WASHINGTON, iNews.id - Ancaman Amerika Serikat (AS) untuk menjatuhkan sanksi terhadap Pengadilan Kriminal Internasional (ICC) bulan lalu menuai gelombang kecaman dari komunitas global. Sebanyak 125 negara anggota ICC menyatakan penolakan keras, menilai langkah Washington sebagai serangan langsung terhadap tatanan hukum internasional.
Sanksi yang sedang dipertimbangkan AS bukan lagi menyasar individu, melainkan institusi ICC secara keseluruhan. Jika diterapkan, dampaknya bisa melumpuhkan operasional harian pengadilan yang berbasis di Den Haag, Belanda, mulai dari pembayaran gaji staf, akses perbankan, hingga lisensi perangkat lunak.
Seorang diplomat senior menyebut langkah ini sebagai “eskalasi paling parah” yang pernah dilakukan negara terhadap lembaga peradilan internasional.
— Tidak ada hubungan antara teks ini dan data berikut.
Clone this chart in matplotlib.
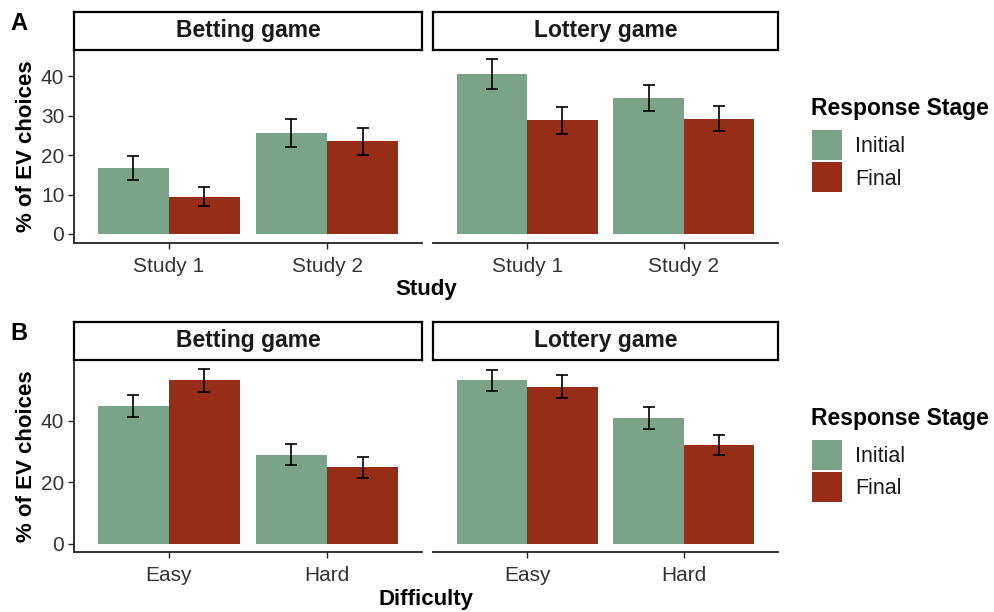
import numpy as np
import matplotlib
matplotlib.use("Agg")
import matplotlib.pyplot as plt
from matplotlib.patches import Rectangle

plt.rcParams["font.family"] = ["Liberation Sans", "DejaVu Sans"]

# ==============================
# Data (% of EV choices, mean and SE)
# ==============================

games = ["Betting game", "Lottery game"]
stages = ["Initial", "Final"]
stage_colors = ["#7BA38A", "#952D17"]

study_labels = ["Study 1", "Study 2"]
study_betting_initial = [16.8, 25.6]
study_betting_final = [9.4, 23.5]
study_lottery_initial = [40.6, 34.5]
study_lottery_final = [28.9, 29.3]
study_betting_initial_se = [3.0, 3.5]
study_betting_final_se = [2.4, 3.4]
study_lottery_initial_se = [3.9, 3.3]
study_lottery_final_se = [3.4, 3.2]

difficulty_labels = ["Easy", "Hard"]
diff_betting_initial = [44.9, 29.0]
diff_betting_final = [53.2, 24.9]
diff_lottery_initial = [53.2, 40.8]
diff_lottery_final = [51.2, 32.1]
diff_betting_initial_se = [3.6, 3.3]
diff_betting_final_se = [3.8, 3.4]
diff_lottery_initial_se = [3.3, 3.6]
diff_lottery_final_se = [3.9, 3.2]

# ==============================
# Layout helpers (pixel boxes)
# ==============================

W, H = 995, 612
fig = plt.figure(figsize=(W / 100, H / 100), dpi=100)


def box(l, t, r, b):
    return [l / W, 1 - b / H, (r - l) / W, (b - t) / H]


AX_GRAY = "#222222"
TICK_GRAY = "#333333"
BAR_W = 0.45
TICK_FS = 15
TITLE_FS = 16


def draw_panel(ax, labels, initial, final, initial_se, final_se, ylim, yticks, show_y):
    x = np.arange(1, len(labels) + 1)
    for offset, vals, se, col in [(-BAR_W / 2, initial, initial_se, stage_colors[0]),
                                  (BAR_W / 2, final, final_se, stage_colors[1])]:
        ax.bar(x + offset, vals, width=BAR_W, color=col, edgecolor="none", zorder=2)
        ax.errorbar(x + offset, vals, yerr=se, fmt="none", ecolor="black",
                    elinewidth=1.2, capsize=4.5, capthick=1.2, zorder=3)
    ax.set_xlim(0.4, len(labels) + 0.6)
    ax.set_ylim(*ylim)
    ax.set_xticks(x)
    ax.set_xticklabels(labels, fontsize=TICK_FS, color=TICK_GRAY)
    for side in ["top", "right"]:
        ax.spines[side].set_visible(False)
    ax.spines["bottom"].set_color(AX_GRAY)
    ax.spines["bottom"].set_linewidth(1.3)
    ax.tick_params(axis="x", length=4, width=1, color=AX_GRAY, pad=6)
    if show_y:
        ax.spines["left"].set_color(AX_GRAY)
        ax.spines["left"].set_linewidth(1.3)
        ax.set_yticks(yticks)
        ax.set_yticklabels([str(t) for t in yticks], fontsize=TICK_FS, color=TICK_GRAY)
        ax.tick_params(axis="y", length=4, width=1, color=AX_GRAY, pad=3)
        ax.set_ylabel("% of EV choices", fontsize=TITLE_FS, fontweight="bold", labelpad=3)
    else:
        ax.spines["left"].set_visible(False)
        ax.set_yticks([])


def draw_strip(l, t, r, b, title):
    sax = fig.add_axes(box(l, t, r, b))
    sax.set_xticks([])
    sax.set_yticks([])
    for sp in sax.spines.values():
        sp.set_linewidth(1.6)
        sp.set_color("black")
    sax.text(0.5, 0.5, title, ha="center", va="center", fontsize=16.5,
             fontweight="bold", color="#1A1A1A", transform=sax.transAxes)


def row_ylim(means, ses):
    hi = max(m + s for ms, ss in zip(means, ses) for m, s in zip(ms, ss))
    lo = 0.0
    pad = 0.05 * (hi - lo)
    return (lo - pad, hi + pad)


def draw_legend(top):
    fig.text(811 / W, 1 - (top + 9) / H, "Response Stage", fontsize=16.5,
             fontweight="bold", ha="left", va="center", color="black")
    for i, (stage, col) in enumerate(zip(stages, stage_colors)):
        y0 = top + 30 + i * 32
        fig.add_artist(Rectangle((812 / W, 1 - (y0 + 30) / H), 30 / W, 30 / H,
                                 transform=fig.transFigure, facecolor=col,
                                 edgecolor="none"))
        fig.text(855 / W, 1 - (y0 + 17) / H, stage, fontsize=15.5,
                 ha="left", va="center", color="#1A1A1A")


panel_x = [(74, 422), (433, 778)]

# ==============================
# Row A: by study
# ==============================

study_means = [study_betting_initial, study_betting_final,
               study_lottery_initial, study_lottery_final]
study_ses = [study_betting_initial_se, study_betting_final_se,
             study_lottery_initial_se, study_lottery_final_se]
ylim_a = row_ylim(study_means, study_ses)

for k, (l, r) in enumerate(panel_x):
    ax = fig.add_axes(box(l, 50, r, 242.7))
    draw_panel(ax, study_labels, study_means[2 * k], study_means[2 * k + 1],
               study_ses[2 * k], study_ses[2 * k + 1], ylim_a,
               [0, 10, 20, 30, 40], k == 0)
    draw_strip(l, 12, r, 50, games[k])

fig.text(426 / W, 1 - 290 / H, "Study", fontsize=TITLE_FS, fontweight="bold",
         ha="center", va="center")
fig.text(10 / W, 1 - 23 / H, "A", fontsize=17, fontweight="bold",
         ha="left", va="center")
draw_legend(100)

# ==============================
# Row B: by difficulty
# ==============================

diff_means = [diff_betting_initial, diff_betting_final,
              diff_lottery_initial, diff_lottery_final]
diff_ses = [diff_betting_initial_se, diff_betting_final_se,
            diff_lottery_initial_se, diff_lottery_final_se]
ylim_b = row_ylim(diff_means, diff_ses)

for k, (l, r) in enumerate(panel_x):
    ax = fig.add_axes(box(l, 360, r, 552.3))
    draw_panel(ax, difficulty_labels, diff_means[2 * k], diff_means[2 * k + 1],
               diff_ses[2 * k], diff_ses[2 * k + 1], ylim_b,
               [0, 20, 40], k == 0)
    draw_strip(l, 322, r, 360, games[k])

fig.text(426 / W, 1 - 600 / H, "Difficulty", fontsize=TITLE_FS, fontweight="bold",
         ha="center", va="center")
fig.text(10 / W, 1 - 333 / H, "B", fontsize=17, fontweight="bold",
         ha="left", va="center")
draw_legend(410)

fig.savefig("out.png", dpi=100)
“Jalan sanksi individual telah habis. Sekarang lebih banyak pertanyaan tentang kapan, ketimbang apakah, mereka akan melakukan langkah berikutnya,” katanya.
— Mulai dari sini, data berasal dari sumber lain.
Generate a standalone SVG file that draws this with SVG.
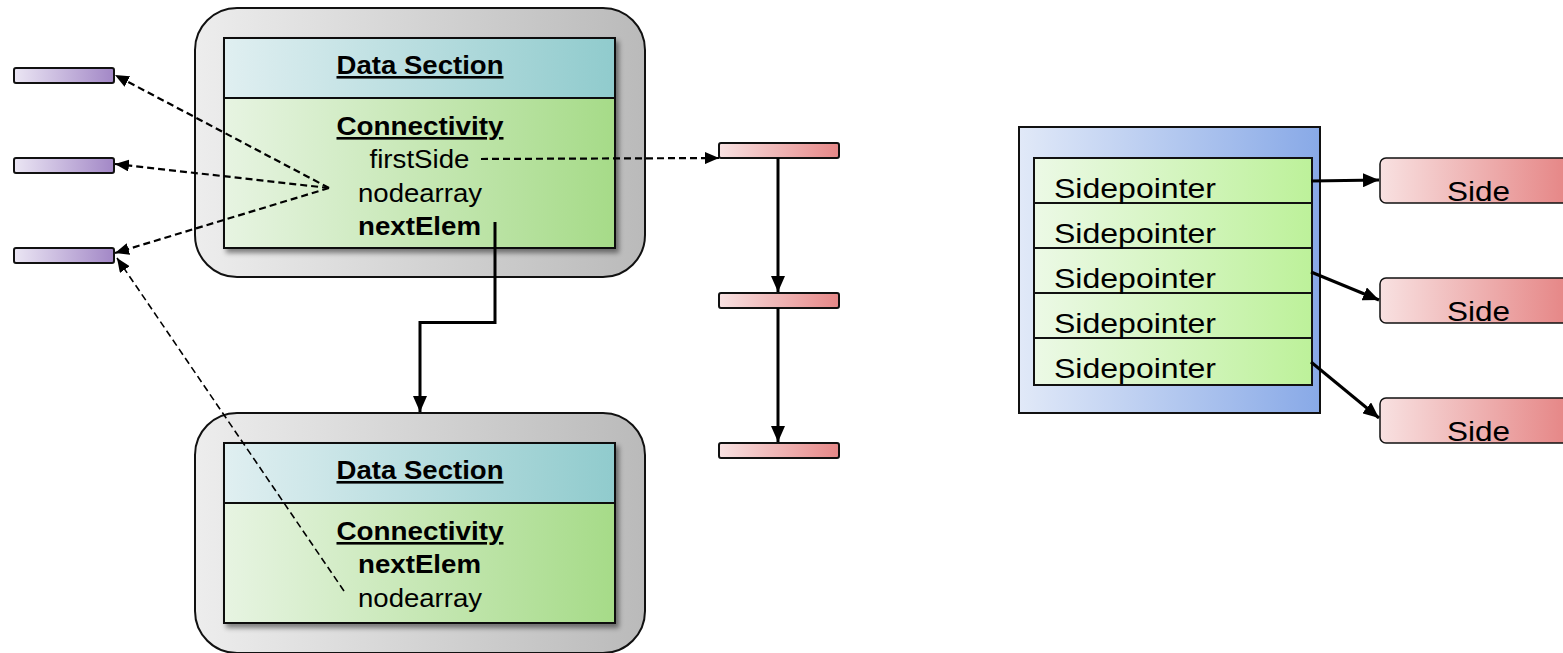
<svg xmlns="http://www.w3.org/2000/svg" width="1563" height="653" viewBox="0 0 1563 653">
<defs>
<linearGradient id="gGray" x1="0" y1="0" x2="1" y2="0"><stop offset="0" stop-color="#ededed"/><stop offset="1" stop-color="#bababa"/></linearGradient>
<linearGradient id="gHead" x1="0" y1="0" x2="1" y2="0"><stop offset="0" stop-color="#e0eff1"/><stop offset="1" stop-color="#90cbcd"/></linearGradient>
<linearGradient id="gBody" x1="0" y1="0" x2="1" y2="0"><stop offset="0" stop-color="#e7f4e2"/><stop offset="1" stop-color="#a6db88"/></linearGradient>
<linearGradient id="gPurple" x1="0" y1="0" x2="1" y2="0"><stop offset="0" stop-color="#ebe6f4"/><stop offset="1" stop-color="#a287c6"/></linearGradient>
<linearGradient id="gPink" x1="0" y1="0" x2="1" y2="0"><stop offset="0" stop-color="#f8e1e1"/><stop offset="1" stop-color="#e68888"/></linearGradient>
<linearGradient id="gSide" gradientUnits="userSpaceOnUse" x1="1380" y1="0" x2="1563" y2="0"><stop offset="0" stop-color="#f8e1e1"/><stop offset="1" stop-color="#e68888"/></linearGradient>
<linearGradient id="gBlue" x1="0" y1="0" x2="1" y2="0"><stop offset="0" stop-color="#e1e9f8"/><stop offset="1" stop-color="#88a9e7"/></linearGradient>
<linearGradient id="gRow" x1="0" y1="0" x2="1" y2="0"><stop offset="0" stop-color="#ecf9e6"/><stop offset="1" stop-color="#bdf19a"/></linearGradient>
<filter id="shadow" x="-10%" y="-10%" width="125%" height="130%"><feDropShadow dx="3" dy="4" stdDeviation="2.5" flood-color="#000" flood-opacity="0.45"/></filter>
<marker id="arr" viewBox="0 0 16 14" refX="16" refY="7" markerWidth="16" markerHeight="14" markerUnits="userSpaceOnUse" orient="auto"><path d="M0,0 L16,7 L0,14 z" fill="#000"/></marker>
<marker id="arrs" viewBox="0 0 14 12" refX="14" refY="6" markerWidth="14" markerHeight="12" markerUnits="userSpaceOnUse" orient="auto"><path d="M0,0 L14,6 L0,12 z" fill="#000"/></marker>
<style>
.outer{fill:url(#gGray);stroke:#111;stroke-width:2}
.head{fill:url(#gHead);stroke:#111;stroke-width:2}
.body{fill:url(#gBody);stroke:#111;stroke-width:2}
.purple{fill:url(#gPurple);stroke:#111;stroke-width:2}
.pink{fill:url(#gPink);stroke:#111;stroke-width:2}
.side{fill:url(#gSide);stroke:#111;stroke-width:1.5}
.row{fill:url(#gRow);stroke:#111;stroke-width:2}
.t{font-family:"Liberation Sans",Arial,sans-serif;fill:#000}
.b{font-weight:bold;font-size:26px;text-decoration:underline}
.bb{font-weight:bold;font-size:26px}
.r{font-size:26px}
.sp{font-size:28px}
.dash{fill:none;stroke:#000;stroke-width:2.2;stroke-dasharray:7 4}
.dash2{fill:none;stroke:#000;stroke-width:1.6;stroke-dasharray:7 4}
.solid{fill:none;stroke:#000;stroke-width:3}
</style>
</defs>
<rect width="1563" height="653" fill="#fff"/>

<g id="elem1">
<rect class="outer" x="195" y="8" width="450" height="269" rx="42"/>
<g filter="url(#shadow)">
<rect class="head" x="224" y="38" width="391" height="60"/>
<rect class="body" x="224" y="98" width="391" height="150"/>
</g>
<text class="t b" x="336.5" y="74" textLength="167" lengthAdjust="spacingAndGlyphs">Data Section</text>
<text class="t b" x="336.5" y="135" textLength="167" lengthAdjust="spacingAndGlyphs">Connectivity</text>
<text class="t r" x="369.5" y="168" textLength="100" lengthAdjust="spacingAndGlyphs">firstSide</text>
<text class="t r" x="358" y="202" textLength="124" lengthAdjust="spacingAndGlyphs">nodearray</text>
<text class="t bb" x="358" y="235" textLength="123" lengthAdjust="spacingAndGlyphs">nextElem</text>
</g>

<g id="elem2">
<rect class="outer" x="195" y="413" width="450" height="240" rx="42"/>
<g filter="url(#shadow)">
<rect class="head" x="224" y="443" width="391" height="60"/>
<rect class="body" x="224" y="503" width="391" height="120"/>
</g>
<text class="t b" x="336.5" y="479" textLength="167" lengthAdjust="spacingAndGlyphs">Data Section</text>
<text class="t b" x="336.5" y="540" textLength="167" lengthAdjust="spacingAndGlyphs">Connectivity</text>
<text class="t bb" x="358" y="573" textLength="123" lengthAdjust="spacingAndGlyphs">nextElem</text>
<text class="t r" x="358" y="607" textLength="124" lengthAdjust="spacingAndGlyphs">nodearray</text>
</g>

<g id="nodes-purple">
<rect class="purple" x="14" y="68" width="100" height="15" rx="2"/>
<rect class="purple" x="14" y="158" width="100" height="15" rx="2"/>
<rect class="purple" x="14" y="248" width="100" height="15" rx="2"/>
</g>

<g id="nodes-pink">
<rect class="pink" x="719" y="143" width="120" height="15" rx="2"/>
<rect class="pink" x="719" y="293" width="120" height="15" rx="2"/>
<rect class="pink" x="719" y="443" width="120" height="15" rx="2"/>
</g>

<g id="sidearray">
<rect x="1019" y="127" width="301" height="286" fill="url(#gBlue)" stroke="#111" stroke-width="2"/>
<rect class="row" x="1034" y="158" width="278" height="45"/>
<rect class="row" x="1034" y="203" width="278" height="45"/>
<rect class="row" x="1034" y="248" width="278" height="45"/>
<rect class="row" x="1034" y="293" width="278" height="45"/>
<rect class="row" x="1034" y="338" width="278" height="47"/>
<text class="t sp" x="1054" y="198" textLength="162" lengthAdjust="spacingAndGlyphs">Sidepointer</text>
<text class="t sp" x="1054" y="243" textLength="162" lengthAdjust="spacingAndGlyphs">Sidepointer</text>
<text class="t sp" x="1054" y="288" textLength="162" lengthAdjust="spacingAndGlyphs">Sidepointer</text>
<text class="t sp" x="1054" y="333" textLength="162" lengthAdjust="spacingAndGlyphs">Sidepointer</text>
<text class="t sp" x="1054" y="378" textLength="162" lengthAdjust="spacingAndGlyphs">Sidepointer</text>
</g>

<g id="side1">
<rect class="side" x="1380" y="158" width="200" height="45" rx="6"/>
<text class="t sp" x="1447" y="201" textLength="63" lengthAdjust="spacingAndGlyphs">Side</text>
</g>
<g id="side2">
<rect class="side" x="1380" y="278" width="200" height="45" rx="6"/>
<text class="t sp" x="1447" y="321" textLength="63" lengthAdjust="spacingAndGlyphs">Side</text>
</g>
<g id="side3">
<rect class="side" x="1380" y="398" width="200" height="45" rx="6"/>
<text class="t sp" x="1447" y="441" textLength="63" lengthAdjust="spacingAndGlyphs">Side</text>
</g>

<g id="connectors">
<line class="dash" x1="329" y1="188" x2="115" y2="75" marker-end="url(#arrs)"/>
<line class="dash" x1="329" y1="188" x2="115" y2="164" marker-end="url(#arrs)"/>
<line class="dash" x1="329" y1="188" x2="115" y2="253" marker-end="url(#arrs)"/>
<line class="dash2" x1="344" y1="591" x2="117" y2="258" marker-end="url(#arrs)"/>
<line class="dash" x1="481" y1="159" x2="719" y2="158" marker-end="url(#arrs)"/>
<path class="solid" d="M495,222 L495,322.5 L420,322.5 L420,412" marker-end="url(#arr)"/>
<line class="solid" x1="778" y1="158" x2="778" y2="292" marker-end="url(#arr)"/>
<line class="solid" x1="778" y1="308" x2="778" y2="442" marker-end="url(#arr)"/>
<line class="solid" x1="1311" y1="181" x2="1379" y2="180" marker-end="url(#arr)"/>
<line class="solid" x1="1311" y1="272" x2="1379" y2="300" marker-end="url(#arr)"/>
<line class="solid" x1="1311" y1="362" x2="1379" y2="418" marker-end="url(#arr)"/>
</g>
</svg>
Pemicu: Kasus Gaza dan Netanyahu
Ketegangan ini berawal setelah ICC mengeluarkan surat perintah penangkapan kepada Perdana Menteri Israel Benjamin Netanyahu dan mantan Menteri Pertahanan Yoav Gallant tahun lalu. Keduanya dituduh melakukan kejahatan perang dan kejahatan terhadap kemanusiaan di Jalur Gaza.
AS menolak yurisdiksi ICC atas kasus tersebut, sama halnya dengan Israel yang bukan merupakan anggota Statuta Roma. Namun, ICC berpegang pada keanggotaannya terhadap Palestina sebagai dasar legal untuk mengadili dugaan kejahatan di wilayah Gaza.
Dukungan Global untuk ICC
Sebagai respons, ICC mengadakan pertemuan darurat dengan diplomat negara-negara anggota guna menilai potensi dampak sanksi AS. Banyak negara juga berencana mengangkat isu ini dalam Sidang Majelis Umum PBB yang sedang berlangsung di New York.
Negara-negara anggota menilai langkah AS berbahaya bagi independensi lembaga peradilan internasional. Bagi mereka, ICC adalah instrumen penting untuk menegakkan keadilan atas genosida, kejahatan perang, dan kejahatan terhadap kemanusiaan di seluruh dunia.